- **Provided material**
--

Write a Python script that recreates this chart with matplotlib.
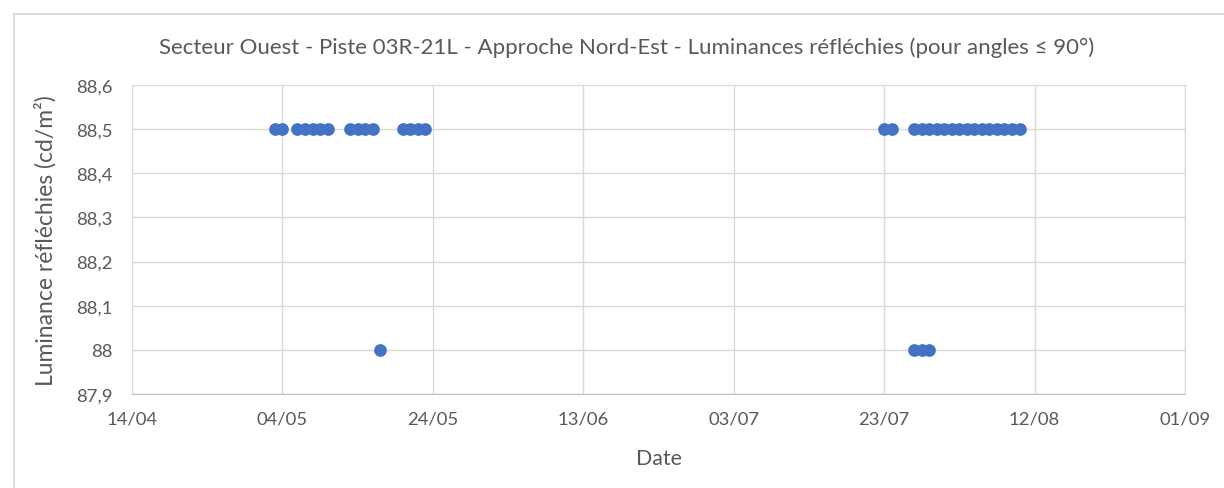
import pandas as pd
import matplotlib
matplotlib.use('Agg')
import matplotlib.pyplot as plt
import matplotlib.dates as mdates
from matplotlib.patches import Rectangle
from matplotlib.ticker import FuncFormatter

plt.rcParams['font.family'] = ['Lato', 'DejaVu Sans']

YEAR = 2021

# points at 88.5 cd/m2
high_dates = ['03/05', '04/05',
              '06/05', '07/05', '08/05', '09/05', '10/05',
              '13/05', '14/05', '15/05', '16/05',
              '20/05', '21/05', '22/05', '23/05',
              '23/07', '24/07',
              '27/07', '28/07', '29/07', '30/07', '31/07', '01/08', '02/08',
              '03/08', '04/08', '05/08', '06/08', '07/08', '08/08', '09/08', '10/08']
high_values = [88.5] * len(high_dates)

# points at 88.0 cd/m2
low_dates = ['17/05', '27/07', '28/07', '29/07']
low_values = [88.0, 88.0, 88.0, 88.0]

tick_dates = ['14/04', '04/05', '24/05', '13/06', '03/07', '23/07', '12/08', '01/09']
y_ticks = [87.9, 88.0, 88.1, 88.2, 88.3, 88.4, 88.5, 88.6]


def to_dt(labels):
    """
    Convert 'DD/MM' strings to datetimes
    """
    return pd.to_datetime([f'{d}/{YEAR}' for d in labels], format='%d/%m/%Y')


def y_fmt(v, pos):
    return f'{v:g}'.replace('.', ',')


grey_txt = '#595959'
grid_col = '#D9D9D9'
blue = '#4472C4'

fig = plt.figure(figsize=(12.24, 4.89), dpi=100)

# chart area border (Excel style)
fig.patches.append(Rectangle((14 / 1224, -0.5), 2.0, 1 - 15 / 489 + 0.5,
                             transform=fig.transFigure, fill=False,
                             edgecolor=grid_col, linewidth=1.3))

ax = fig.add_axes([132 / 1224, 1 - 395 / 489, 1053 / 1224, 309 / 489])

x_all = list(to_dt(high_dates)) + list(to_dt(low_dates))
y_all = high_values + low_values
ax.scatter(x_all, y_all, s=84, color=blue, zorder=3, linewidths=0)

ax.set_xlim(to_dt(['14/04'])[0], to_dt(['01/09'])[0])
ax.set_ylim(87.9, 88.6)
ax.set_xticks(to_dt(tick_dates))
ax.xaxis.set_major_formatter(mdates.DateFormatter('%d/%m'))
ax.set_yticks(y_ticks)
ax.yaxis.set_major_formatter(FuncFormatter(y_fmt))

ax.grid(True, color=grid_col, linewidth=1)
ax.set_axisbelow(True)
for side in ['top', 'right', 'left', 'bottom']:
    ax.spines[side].set_color(grid_col)
ax.spines['bottom'].set_color('#BFBFBF')
ax.tick_params(length=0, labelsize=13.3, labelcolor=grey_txt)
ax.tick_params(axis='x', pad=12)
ax.tick_params(axis='y', pad=14)

fig.text(627 / 1224, 1 - 48 / 489,
         'Secteur Ouest - Piste 03R-21L - Approche Nord-Est - Luminances réfléchies (pour angles ≤ 90°)',
         fontsize=16, color=grey_txt, ha='center', va='center')
ax.set_xlabel('Date', fontsize=15.4, color=grey_txt)
ax.xaxis.set_label_coords(0.5, (395 - 459) / 309)
ax.xaxis.label.set_va('center')
ax.set_ylabel('Luminance réfléchies (cd/m²)', fontsize=16.5, color=grey_txt)
ax.yaxis.set_label_coords((45 - 132) / 1053, 0.5)
ax.yaxis.label.set_va('center')

fig.savefig('out.png', dpi=100)
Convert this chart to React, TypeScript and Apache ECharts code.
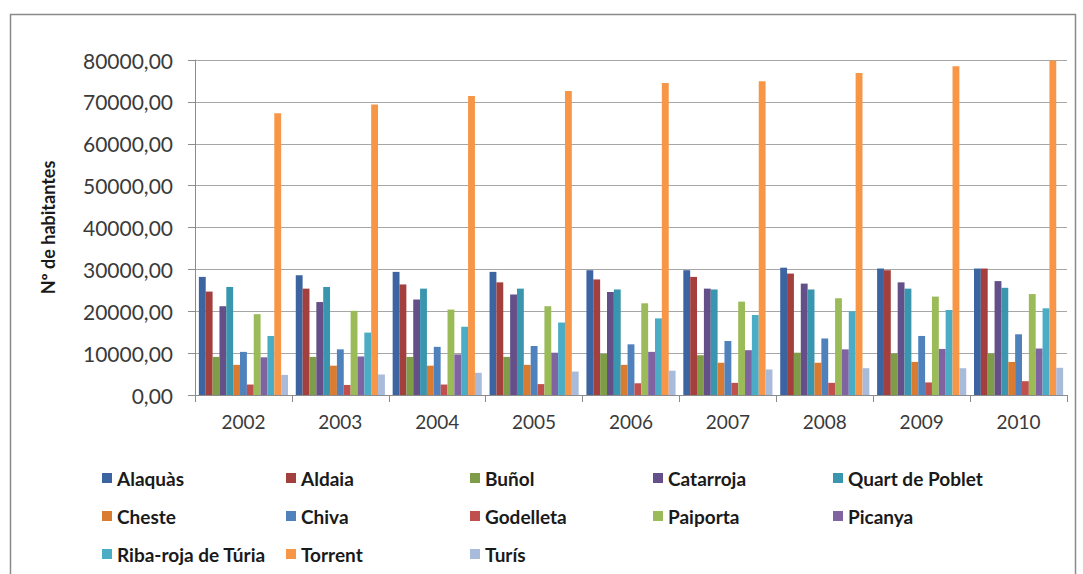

--

- **Task details**
Exactly as written, please give again the lines from the beginning of the listing through the line containing "from matplotlib.ticker import FuncFormatter", inclusive, without any pictures.

- **Answer to the task**
Write a Python script that recreates this chart with matplotlib.
import pandas as pd
import matplotlib
matplotlib.use('Agg')
import matplotlib.pyplot as plt
import matplotlib.dates as mdates
from matplotlib.patches import Rectangle
from matplotlib.ticker import FuncFormatter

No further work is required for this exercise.